Continue with us on our journey and we will let you interpret the photos...................

Allan thinks that the water erosion in the photo below will equal the Grand Canyon in a few years - perhaps 2 or 3 million!!

Often we came across evidence of people having lived and worked here sometime in the past.

Every now and then we stopped to stretch our legs, take a walk into the canyons and take photos.

Here, we finally arrived at "Cabezo de Castildetierra"

It is a huge mountain of soft rock protected by an overburden of hard impervious rock.

One of the questions in the Geocaching " Earthcache" asks:
This feature which took thousands of years to form will be finally eroded in less than 40 years from now.

Should it be protected with chemicals? Should, if it falls be rebuilt using modern machinery? Or should it just be allowed to disappear from the face of the earth?

There is no perfect answer.

We invite you to imagine what your answer would be.

This is a monument to "al Segador" (the Harvester)

Contemplating.................. thought provoking................... and so much to take in.

One last mountain to climb before heading home. This was one set of steps Dorothy was definitely not going to climb!!

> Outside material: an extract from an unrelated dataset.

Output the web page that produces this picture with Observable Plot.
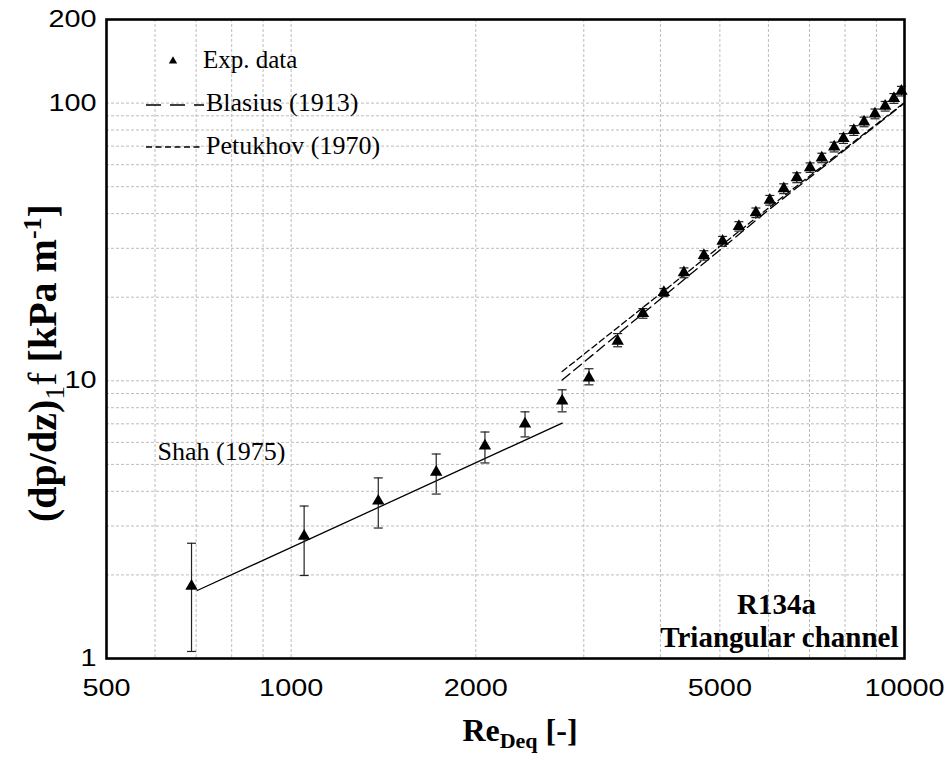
<!DOCTYPE html>
<html><head><meta charset="utf-8">
<script src="https://cdn.jsdelivr.net/npm/d3@7"></script>
<script src="https://cdn.jsdelivr.net/npm/@observablehq/plot@0.6"></script>
<style>body{margin:0;background:#fff}#chart{width:948px;height:767px}</style>
</head><body><div id="chart"></div>
<script>
const reExp = [688, 1050, 1387, 1724, 2070, 2406, 2766, 3059, 3407, 3746, 4052, 4369, 4710, 5051, 5370, 5724, 6031, 6356, 6675, 7015, 7331, 7681, 7951, 8267, 8592, 8951, 9300, 9610, 9885];
const dpExp = [1.82, 2.76, 3.69, 4.69, 5.83, 7.0, 8.47, 10.25, 13.9, 17.5, 20.8, 24.5, 28.3, 31.8, 36.0, 40.3, 44.7, 49.2, 53.9, 58.6, 63.5, 69.5, 74.6, 79.7, 85.6, 91.5, 97.5, 104, 110.5];
const errLo = [1.06, 1.99, 2.95, 3.91, 5.06, 6.28, 7.73, 9.67, 13.26, 16.8, 20.1, 23.5, 27.2, 30.5, 34.6, 38.7, 42.9, 47.2, 51.7, 56.3, 61.0, 66.7, 71.6, 76.5, 82.2, 87.8, 93.6, 99.8, 106.1];
const errHi = [2.6, 3.54, 4.47, 5.45, 6.54, 7.73, 9.28, 11.05, 14.79, 18.2, 21.5, 25.5, 29.4, 33.1, 37.4, 41.9, 46.5, 51.2, 56.1, 60.9, 66.0, 72.3, 77.6, 82.9, 89.0, 95.2, 101.4, 108.2, 114.9];

// Correlations
const reShah = [703, 2766];
const dpShah = [1.757, 7.04];
const reBlasius = [2766, 4000, 6000, 10000];
const dpBlasius = [10.06, 19.7, 41.2, 100];
const rePetukhov = [2766, 4000, 6000, 10000];
const dpPetukhov = [10.8, 20.6, 41.9, 100.5];

// Ticks and grid
const xTicks = [500, 1000, 2000, 5000, 10000];
const yTicks = [1, 10, 100, 200];
const xGrid = [600, 700, 800, 900, 1000, 2000, 3000, 4000, 5000, 6000, 7000, 8000, 9000];
const yGrid = [2, 3, 4, 5, 6, 7, 8, 9, 10, 20, 30, 40, 50, 60, 70, 80, 90, 100];

const expData = reExp.map((re, i) => ({re, dp: dpExp[i], lo: errLo[i], hi: errHi[i]}));
const toRows = (xs, ys) => xs.map((x, i) => ({x, y: ys[i]}));

const capSymbol = {draw(ctx) { ctx.moveTo(-4.5, 0); ctx.lineTo(4.5, 0); }};

// pick an installed Times-like font, if any
function hasFont(name) {
  const c = document.createElement("canvas").getContext("2d");
  const s = "Exp. data Blasius (1913) Wg";
  return ["monospace", "sans-serif"].some(base => {
    c.font = `72px ${base}`; const w0 = c.measureText(s).width;
    c.font = `72px "${name}", ${base}`; const w1 = c.measureText(s).width;
    return Math.abs(w0 - w1) > 0.5;
  });
}
const serifName = ["Liberation Serif", "Tinos", "Times New Roman", "Nimbus Roman", "DejaVu Serif"].find(hasFont);
const serif = serifName ? `"${serifName}", serif` : "serif";
const sans = "'Liberation Sans', Arial, sans-serif";

const plot = Plot.plot({
  width: 948, height: 767,
  marginLeft: 106, marginRight: 44, marginTop: 19, marginBottom: 109,
  x: {type: "log", domain: [500, 10000]},
  y: {type: "log", domain: [1, 200]},
  style: {fontFamily: sans, fontSize: "24px", color: "#000", background: "#fff"},
  marks: [
    Plot.ruleX(xGrid, {stroke: "#bdbdbd", strokeDasharray: "3,2", strokeWidth: 1}),
    Plot.ruleY(yGrid, {stroke: "#bdbdbd", strokeDasharray: "3,2", strokeWidth: 1}),
    Plot.axisX(xTicks, {tickSize: 0, tickPadding: 20, fontSize: 24, tickFormat: d => String(d), label: null}),
    Plot.axisY(yTicks, {tickSize: 0, tickPadding: 10, fontSize: 24, tickFormat: d => String(d), label: null}),
    Plot.line(toRows(reShah, dpShah), {x: "x", y: "y", stroke: "#000", strokeWidth: 1.3}),
    Plot.line(toRows(reBlasius, dpBlasius), {x: "x", y: "y", stroke: "#000", strokeWidth: 1.3, strokeDasharray: "10,5"}),
    Plot.line(toRows(rePetukhov, dpPetukhov), {x: "x", y: "y", stroke: "#000", strokeWidth: 1.3, strokeDasharray: "6,3.5"}),
    Plot.ruleX(expData, {x: "re", y1: "lo", y2: "hi", stroke: "#222", strokeWidth: 1.2}),
    Plot.dot(expData, {x: "re", y: "lo", symbol: capSymbol, stroke: "#222", strokeWidth: 1.2, r: 4}),
    Plot.dot(expData, {x: "re", y: "hi", symbol: capSymbol, stroke: "#222", strokeWidth: 1.2, r: 4}),
    Plot.dot(expData, {x: "re", y: "dp", symbol: "triangle", fill: "#000", r: 4.6}),
    Plot.text(["Shah (1975)"], {frameAnchor: "top-left", textAnchor: "start", lineAnchor: "middle", dx: 51, dy: 432, fontFamily: serif, fontSize: 26}),
    Plot.text(["R134a"], {frameAnchor: "bottom-right", textAnchor: "middle", lineAnchor: "middle", dx: -128, dy: -54, fontFamily: serif, fontSize: 29, fontWeight: "bold"}),
    Plot.text(["Triangular channel"], {frameAnchor: "bottom-right", textAnchor: "end", lineAnchor: "middle", dx: -6, dy: -21, fontFamily: serif, fontSize: 29, fontWeight: "bold"}),
    Plot.frame({stroke: "#000", strokeWidth: 2.6})
  ]
});

document.getElementById("chart").appendChild(plot);
const svg = d3.select(plot);

// widen tick labels like the reference
svg.selectAll('g[aria-label="x-axis tick label"] text, g[aria-label="y-axis tick label"] text').each(function() {
  const t = d3.select(this);
  const tr = t.attr("transform") || "";
  t.attr("transform", `${tr} scale(1.2,1)`);
});

// Legend
const lg = svg.append("g").style("font-family", serif).style("font-size", "26px").attr("fill", "#000").attr("text-anchor", "start");
lg.append("path").attr("d", d3.symbol(d3.symbolTriangle, 30)()).attr("transform", "translate(173,61)").attr("fill", "#000");
lg.append("text").attr("x", 203).attr("y", 68).style("font-size", "25px").text("Exp. data");
lg.append("line").attr("x1", 146).attr("x2", 204).attr("y1", 105).attr("y2", 105).attr("stroke", "#000").attr("stroke-width", 1.3).attr("stroke-dasharray", "15,9");
lg.append("text").attr("x", 206).attr("y", 111).text("Blasius (1913)");
lg.append("line").attr("x1", 146).attr("x2", 202).attr("y1", 147).attr("y2", 147).attr("stroke", "#000").attr("stroke-width", 1.3).attr("stroke-dasharray", "6,3.5");
lg.append("text").attr("x", 206).attr("y", 154).text("Petukhov (1970)");

// Axis titles
const yt = svg.append("text").attr("transform", "translate(56,363) rotate(-90)").attr("text-anchor", "middle")
  .style("font-family", serif).style("font-size", "40px").style("font-weight", "bold").attr("fill", "#000");
yt.append("tspan").text("(dp/dz)");
yt.append("tspan").attr("dy", 8).style("font-size", "28px").style("font-weight", "normal").text("1");
yt.append("tspan").attr("dy", -8).style("font-weight", "normal").text("f");
yt.append("tspan").text(" [kPa m");
yt.append("tspan").attr("dy", -15).style("font-size", "26px").text("-1");
yt.append("tspan").attr("dy", 15).text("]");

const xt = svg.append("text").attr("x", 520).attr("y", 741).attr("text-anchor", "middle")
  .style("font-family", serif).style("font-size", "32px").style("font-weight", "bold").attr("fill", "#000");
xt.append("tspan").text("Re");
xt.append("tspan").attr("dy", 7).style("font-size", "22px").text("Deq");
xt.append("tspan").attr("dy", -7).text(" [-]");
</script>
</body></html>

Sadly, Allan's phone battery had died by this time and so there was no photo from the summit but Dorothy can testify he did make it safely to the top and back, although coming down was a bit tricky in places!

31 km and 6 1/2 hours later we left this incredible landscape and returned to Arguedas, our heads full of all kinds of thoughts and emotions.

The end of a spectacular day we truly wouldn't have wanted to miss.